Bitcoin prides itself on decentralization, but decentralization often creates operational inefficiencies. There is no centralized authority forcing node operators to upgrade software. Many operators delay updates due to technical caution, operational complexity, or simple neglect.
That means security fixes can take far longer to fully propagate across the network compared with centralized systems.
While the vulnerable release line officially reached end-of-life last month, many nodes may still remain exposed until operators manually upgrade.
Bitcoin’s Conservative Development Model Faces a New Test
Bitcoin maximalists often criticize faster-moving blockchains for prioritizing innovation over security.

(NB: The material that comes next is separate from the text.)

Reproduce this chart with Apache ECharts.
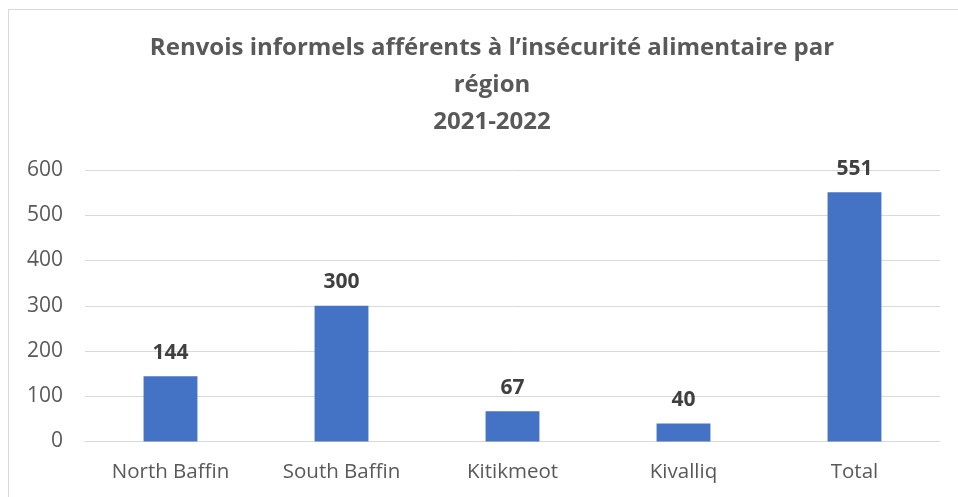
<!DOCTYPE html>
<html>
<head>
<meta charset="utf-8">
<script src="https://cdn.jsdelivr.net/npm/echarts@6/dist/echarts.min.js"></script>
<style>
html,body{margin:0;padding:0;background:#fff;}
#c{width:958px;height:497px;}
</style>
</head>
<body>
<div id="c"></div>
<script>
const titleLines = ["Renvois informels afférents à l’insécurité alimentaire par", "région", "2021-2022"];
const categories = ["North Baffin", "South Baffin", "Kitikmeot", "Kivalliq", "Total"];
const values = [144, 300, 67, 40, 551];
const yTicks = [0, 100, 200, 300, 400, 500, 600];

const chart = echarts.init(document.getElementById('c'), null, {renderer: 'canvas'});
chart.setOption({
  animation: false,
  backgroundColor: '#ffffff',
  title: {
    text: titleLines.join('\n'),
    left: 487,
    top: 25,
    textAlign: 'center',
    textStyle: {
      fontFamily: 'Open Sans',
      fontWeight: 'bold',
      fontSize: 24,
      lineHeight: 37,
      color: '#595959'
    }
  },
  graphic: [
    {type: 'line', shape: {x1: 8, y1: 9.5, x2: 958, y2: 9.5}, style: {stroke: '#d9d9d9', lineWidth: 1}},
    {type: 'line', shape: {x1: 8.5, y1: 9, x2: 8.5, y2: 497}, style: {stroke: '#d9d9d9', lineWidth: 1}}
  ],
  grid: {left: 85, right: 18, top: 170, bottom: 55.5, containLabel: false},
  xAxis: {
    type: 'category',
    data: categories,
    axisLine: {show: true, lineStyle: {color: '#d9d9d9', width: 1}},
    axisTick: {show: false},
    axisLabel: {fontFamily: 'Open Sans', fontSize: 20.5, color: '#595959', margin: 20}
  },
  yAxis: {
    type: 'value',
    min: yTicks[0],
    max: yTicks[yTicks.length - 1],
    interval: 100,
    axisLine: {show: false},
    axisTick: {show: false},
    splitLine: {lineStyle: {color: '#d9d9d9', width: 1}},
    axisLabel: {fontFamily: 'Open Sans', fontSize: 21, color: '#595959', margin: 22}
  },
  series: [{
    type: 'bar',
    data: values,
    barWidth: '31.5%',
    itemStyle: {color: '#4472c4'},
    label: {
      show: true,
      position: 'top',
      distance: 13,
      fontFamily: 'Open Sans',
      fontWeight: 'bold',
      fontSize: 21,
      color: '#404040'
    }
  }]
});
</script>
</body>
</html>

This disclosure complicates that narrative—but it may also reinforce why Bitcoin’s slower development culture exists in the first place.
Bitcoin Core changes move cautiously because even small coding mistakes can create systemic risk.
The fact that this appears to be the first disclosed memory bug in Bitcoin’s history is still an impressive record given the network’s age and scale.
But it also shows that no blockchain is immune from software vulnerabilities.
Not Ethereum.
Not Solana.
And not even Bitcoin.
Why This Matters Beyond Bitcoin
This story lands at a time when institutional adoption of Bitcoin continues accelerating through ETFs, corporate treasury strategies, and sovereign interest.
Wall Street increasingly treats Bitcoin as digital gold.
But infrastructure vulnerabilities remind investors that this remains software—and software always carries risk.
Even if this bug was never exploited, it serves as a reminder that technical resilience requires constant maintenance.
The greatest threat to crypto networks is often not regulation or competition.
Sometimes it is a single overlooked line of code.
And in Bitcoin’s case, that line almost became a historic first.